News
Class of 2012 - 120 girls from a Bangladesh slum community enter another year of education
Girls in the Duaripara community in Dhaka, Bangladesh, are more likely to be sent to work for 12 hours a day in garments factories than go to school but Oasis is raising aspirations and opportunities by helping vulnerable girls access formal education. This January which is the start of the new academic year, 33 girls who have so far missed out on education have started to attend ‘catch-up’ education classes at our project centre to prepare them for entry into formal schools; 49 girls are attending primary school; 35 are attending secondary school and 3 are studying vocational training or working part time whilst continuing their higher studies.

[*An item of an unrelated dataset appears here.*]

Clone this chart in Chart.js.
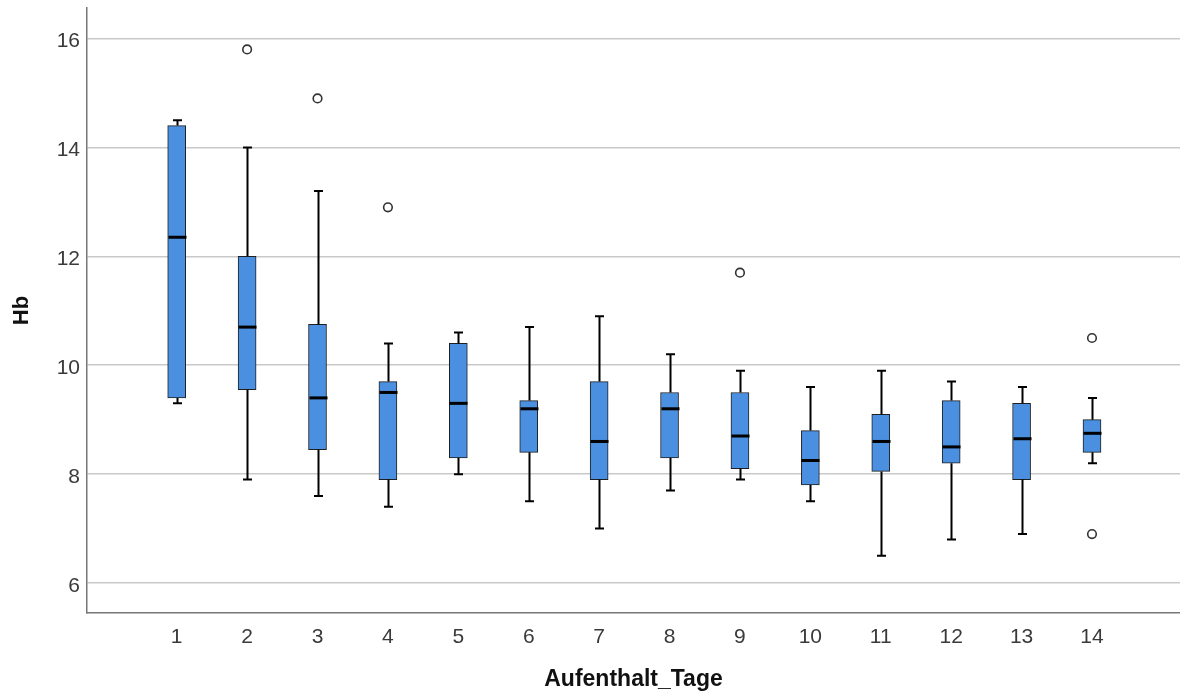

Education is just one aspect of this integrated programme of education, health, life-skills, economic empowerment and family and community advocacy – all seeking to decrease the vulnerability of women and girls to commercial and sexual exploitation and make families and the wider community safer, healthier and with access to greater opportunities.
Here is what one of the girls who attends the Oasis project centre says:
“If I didn’t join Oasis my life would be different and maybe now I would be working in the garments factory. But joining this centre I have hope to reach a better position, have freedom, family members are now valuing me, my confidence has increased and I able to speak publicly in situations. I want to be a nurse and want to serve people and my family. I also want the other girls of the project to get support and go far as I am on the way to reach my dream.” - Mukta, one of the senior Duaripara girls.